Este não é um filme sutil. Vemos Marvin lidando desde criança com o bullying e percebemos o descaso de seus pais com a situação. Há cenas explícitas em que ele sofre agressões físicas, psicológicas e sexuais. Isto o torna cada vez mais recluso, já que o ambiente familiar também é hostil. Marvin convive com uma mãe cansada que o ignora, um irmão agressivo e um pai que afirma que “bicha” é como se chamam as pessoas com problemas mentais.
Tudo muda quando a diretora da escola, Madeleine Clément (Catherine Mouchet), leva Marvin para a aula de teatro. Em uma aula de improvisação, o jovem expõe uma situação de seu cotidiano e sente-se aliviado pela primeira vez. Finnegan Oldfield entrega uma atuação minuciosa, levando para a tela toda a dor e o desejo de aceitação de Marvin. Demonstrando uma inocência ao se sentir aceito por um parceiro, ele opta pelo minimalismo, deixando claro as nuances do personagem. Tanto as cenas da infância como da fase mais madura se complementam em Marvin, pois há uma continuidade da linguagem corporal. É por este aspecto que notamos que, mesmo depois de adulto, ele continua preso às angústias do.passado.

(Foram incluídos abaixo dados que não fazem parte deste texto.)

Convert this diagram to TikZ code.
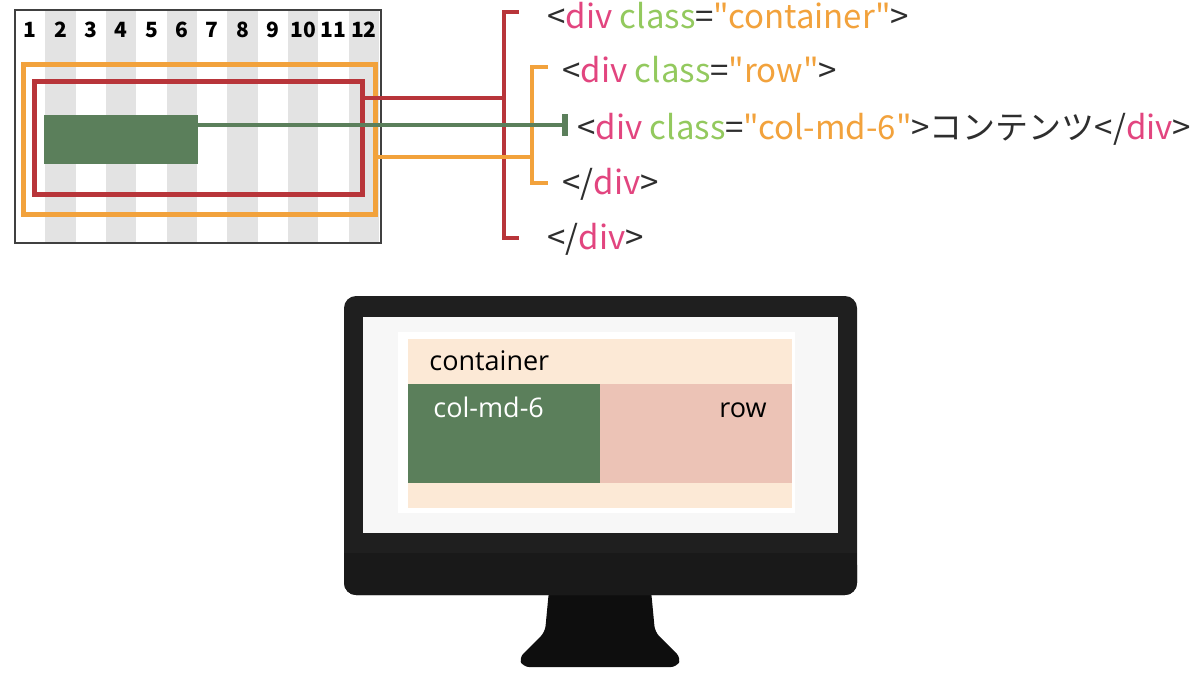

Quando o mundo sufoca, só a arte pode salvar
A fotografia e a direção de arte contribuem com a personalidade de Marvin, sem cores quentes e prezando a sobriedade. A trama não é novidade, mas a diretora mostra seu diferencial na forma como retrata as mudanças temporais e na direção de atores, que conseguem transmitir sentimentos por meio do olhar e nos mínimos movimentos. A passagem de tempo é marcada pelo uso do som diegético e por projeções nas paredes, que surgem enquanto Marvin escreve sua peça teatral. A sequência não-linear faz parte da narrativa de forma orgânica.
Após o incentivo de Madeleine, Marvin consegue uma vaga no internato do Liceu de Artes e parte para uma nova etapa. Porém, mesmo consciente de quem é, ele ainda não consegue se abrir para as pessoas mais próximas. A chegada de Abel (Vincent Macaigne, de Más notícias para o Sr. Mars) se torna um momento decisivo para ele, dadas as semelhanças entre os dois,que logo se tornam amigos e confidentes.
Abel funciona como uma espécie âncora moral para Marvin, que busca constantemente sua opinião. Outro homem que se torna importante na vida do protagonista é Roland (Charles Berling), um homem com 50 e poucos que tem relacionamentos com garotos mais novos, que ele chama pelo apelido de “gatos”. É por meio dele que Marvin consegue realizar sua peça e conhece a atriz Isabelle Huppert (deo polêmico Elle).
O que torna Marvin singular é a quebra do parâmetro do pai “machão”, que não se importa.com os filhos.Mesmo sendo grosseiro e com opiniões apoiadas em velhos paradigmas, o pai do protagonista ama sua prole e parece querer mudar a ideia da geração anterior à sua, que acreditava na agressão como forma de educação. Ao longo do filme, ele aprende a ser mais aberto com Marvin, chegando a tecer comentários sobre legalização do casamento entre pessoas do mesmo sexo.
Marvin é um filme sobre autodescoberta por meio da arte.